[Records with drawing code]
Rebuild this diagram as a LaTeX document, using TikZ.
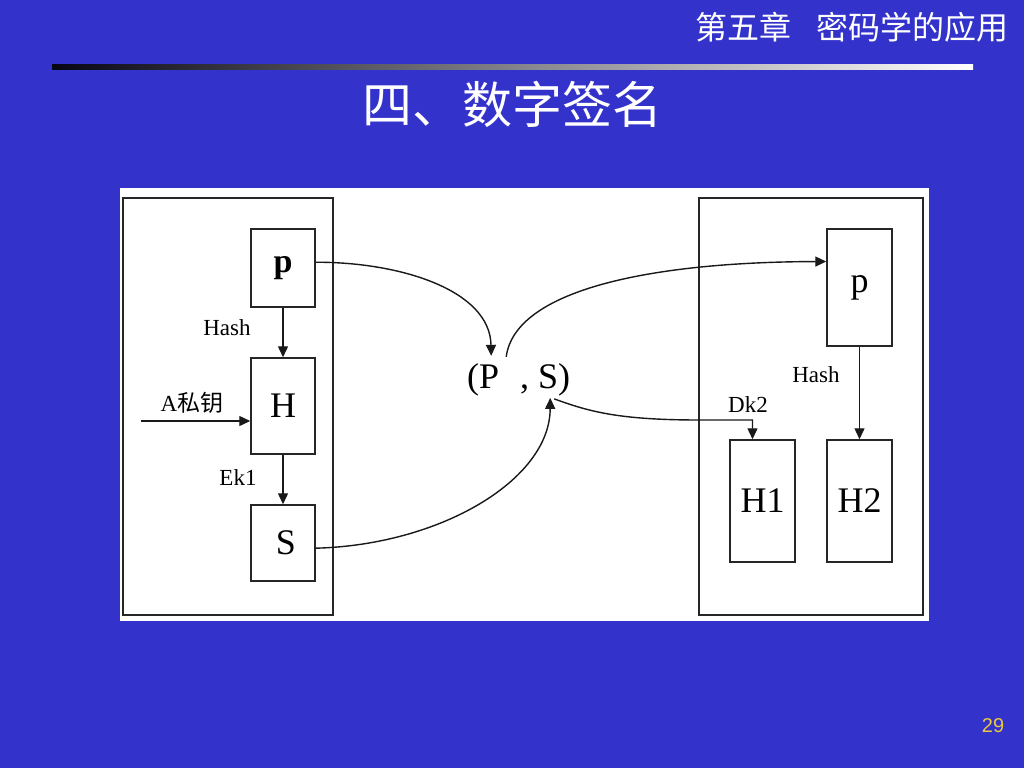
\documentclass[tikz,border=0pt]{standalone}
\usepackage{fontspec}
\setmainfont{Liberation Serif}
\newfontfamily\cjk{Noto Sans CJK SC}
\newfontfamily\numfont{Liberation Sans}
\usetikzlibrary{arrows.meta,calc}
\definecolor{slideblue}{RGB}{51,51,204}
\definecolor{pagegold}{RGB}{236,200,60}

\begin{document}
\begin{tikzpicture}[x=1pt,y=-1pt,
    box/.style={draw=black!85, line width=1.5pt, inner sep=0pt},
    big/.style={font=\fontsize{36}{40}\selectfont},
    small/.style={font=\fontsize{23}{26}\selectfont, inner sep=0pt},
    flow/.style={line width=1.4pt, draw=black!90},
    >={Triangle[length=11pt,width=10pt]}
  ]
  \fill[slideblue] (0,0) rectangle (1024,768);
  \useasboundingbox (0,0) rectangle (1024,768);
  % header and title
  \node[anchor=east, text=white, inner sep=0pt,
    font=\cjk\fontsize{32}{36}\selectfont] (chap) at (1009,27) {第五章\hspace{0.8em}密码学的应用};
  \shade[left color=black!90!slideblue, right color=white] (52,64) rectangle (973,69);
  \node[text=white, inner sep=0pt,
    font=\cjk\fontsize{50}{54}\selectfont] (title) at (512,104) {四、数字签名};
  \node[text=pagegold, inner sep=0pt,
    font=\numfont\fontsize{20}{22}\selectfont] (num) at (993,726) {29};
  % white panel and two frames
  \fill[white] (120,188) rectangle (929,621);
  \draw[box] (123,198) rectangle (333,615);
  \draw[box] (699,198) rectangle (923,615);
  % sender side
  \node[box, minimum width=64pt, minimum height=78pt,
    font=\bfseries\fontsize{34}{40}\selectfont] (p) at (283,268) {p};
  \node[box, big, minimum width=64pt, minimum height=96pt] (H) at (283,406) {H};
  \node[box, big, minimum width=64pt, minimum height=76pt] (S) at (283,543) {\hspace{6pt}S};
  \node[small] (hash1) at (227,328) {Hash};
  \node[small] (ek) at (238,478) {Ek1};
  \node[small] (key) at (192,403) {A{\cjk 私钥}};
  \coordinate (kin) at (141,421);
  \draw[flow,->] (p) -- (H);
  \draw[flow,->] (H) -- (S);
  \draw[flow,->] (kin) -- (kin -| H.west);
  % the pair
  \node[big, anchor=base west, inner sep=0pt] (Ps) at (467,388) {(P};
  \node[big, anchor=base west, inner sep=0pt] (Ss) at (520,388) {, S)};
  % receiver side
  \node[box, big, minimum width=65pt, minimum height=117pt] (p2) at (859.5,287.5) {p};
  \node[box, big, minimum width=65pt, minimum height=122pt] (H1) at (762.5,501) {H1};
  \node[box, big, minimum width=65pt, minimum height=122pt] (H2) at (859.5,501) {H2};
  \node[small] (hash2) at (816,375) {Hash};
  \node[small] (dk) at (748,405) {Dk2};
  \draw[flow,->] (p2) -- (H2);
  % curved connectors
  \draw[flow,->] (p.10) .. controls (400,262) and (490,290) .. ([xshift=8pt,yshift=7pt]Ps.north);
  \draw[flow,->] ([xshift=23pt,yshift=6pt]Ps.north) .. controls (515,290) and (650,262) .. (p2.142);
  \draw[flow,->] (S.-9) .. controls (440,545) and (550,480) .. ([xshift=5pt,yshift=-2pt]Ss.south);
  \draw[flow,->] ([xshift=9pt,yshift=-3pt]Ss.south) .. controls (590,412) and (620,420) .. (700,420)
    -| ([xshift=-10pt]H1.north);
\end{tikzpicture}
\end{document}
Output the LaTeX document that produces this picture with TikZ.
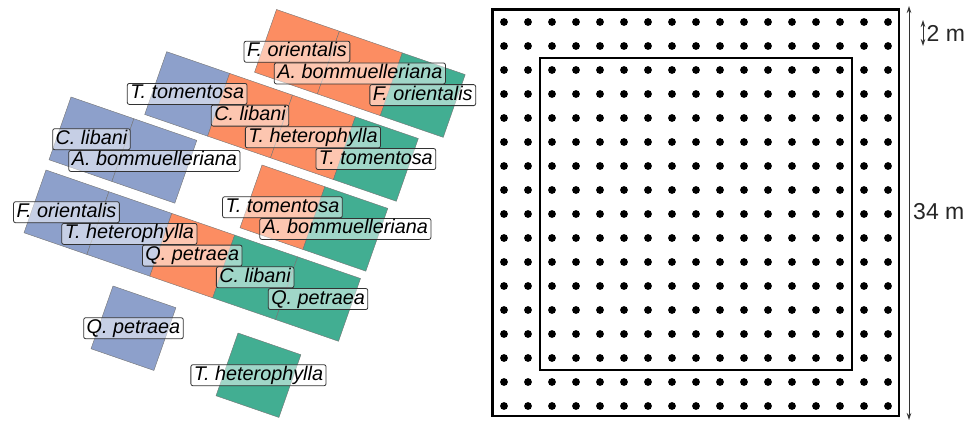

Objective: Leave out the pictures and reproduce the rest of the listing exactly.

Complete response:
Rebuild this diagram as a LaTeX document, using TikZ.
\documentclass[tikz,border=0pt]{standalone}
\usepackage{fontspec}
\setmainfont{Liberation Serif}
\newfontfamily\cjk{Noto Sans CJK SC}
\newfontfamily\numfont{Liberation Sans}
\usetikzlibrary{arrows.meta,calc}
\definecolor{slideblue}{RGB}{51,51,204}
\definecolor{pagegold}{RGB}{236,200,60}

\begin{document}
\begin{tikzpicture}[x=1pt,y=-1pt,
    box/.style={draw=black!85, line width=1.5pt, inner sep=0pt},
    big/.style={font=\fontsize{36}{40}\selectfont},
    small/.style={font=\fontsize{23}{26}\selectfont, inner sep=0pt},
    flow/.style={line width=1.4pt, draw=black!90},
    >={Triangle[length=11pt,width=10pt]}
  ]
  \fill[slideblue] (0,0) rectangle (1024,768);
  \useasboundingbox (0,0) rectangle (1024,768);
  % header and title
  \node[anchor=east, text=white, inner sep=0pt,
    font=\cjk\fontsize{32}{36}\selectfont] (chap) at (1009,27) {第五章\hspace{0.8em}密码学的应用};
  \shade[left color=black!90!slideblue, right color=white] (52,64) rectangle (973,69);
  \node[text=white, inner sep=0pt,
    font=\cjk\fontsize{50}{54}\selectfont] (title) at (512,104) {四、数字签名};
  \node[text=pagegold, inner sep=0pt,
    font=\numfont\fontsize{20}{22}\selectfont] (num) at (993,726) {29};
  % white panel and two frames
  \fill[white] (120,188) rectangle (929,621);
  \draw[box] (123,198) rectangle (333,615);
  \draw[box] (699,198) rectangle (923,615);
  % sender side
  \node[box, minimum width=64pt, minimum height=78pt,
    font=\bfseries\fontsize{34}{40}\selectfont] (p) at (283,268) {p};
  \node[box, big, minimum width=64pt, minimum height=96pt] (H) at (283,406) {H};
  \node[box, big, minimum width=64pt, minimum height=76pt] (S) at (283,543) {\hspace{6pt}S};
  \node[small] (hash1) at (227,328) {Hash};
  \node[small] (ek) at (238,478) {Ek1};
  \node[small] (key) at (192,403) {A{\cjk 私钥}};
  \coordinate (kin) at (141,421);
  \draw[flow,->] (p) -- (H);
  \draw[flow,->] (H) -- (S);
  \draw[flow,->] (kin) -- (kin -| H.west);
  % the pair
  \node[big, anchor=base west, inner sep=0pt] (Ps) at (467,388) {(P};
  \node[big, anchor=base west, inner sep=0pt] (Ss) at (520,388) {, S)};
  % receiver side
  \node[box, big, minimum width=65pt, minimum height=117pt] (p2) at (859.5,287.5) {p};
  \node[box, big, minimum width=65pt, minimum height=122pt] (H1) at (762.5,501) {H1};
  \node[box, big, minimum width=65pt, minimum height=122pt] (H2) at (859.5,501) {H2};
  \node[small] (hash2) at (816,375) {Hash};
  \node[small] (dk) at (748,405) {Dk2};
  \draw[flow,->] (p2) -- (H2);
  % curved connectors
  \draw[flow,->] (p.10) .. controls (400,262) and (490,290) .. ([xshift=8pt,yshift=7pt]Ps.north);
  \draw[flow,->] ([xshift=23pt,yshift=6pt]Ps.north) .. controls (515,290) and (650,262) .. (p2.142);
  \draw[flow,->] (S.-9) .. controls (440,545) and (550,480) .. ([xshift=5pt,yshift=-2pt]Ss.south);
  \draw[flow,->] ([xshift=9pt,yshift=-3pt]Ss.south) .. controls (590,412) and (620,420) .. (700,420)
    -| ([xshift=-10pt]H1.north);
\end{tikzpicture}
\end{document}
Output the LaTeX document that produces this picture with TikZ.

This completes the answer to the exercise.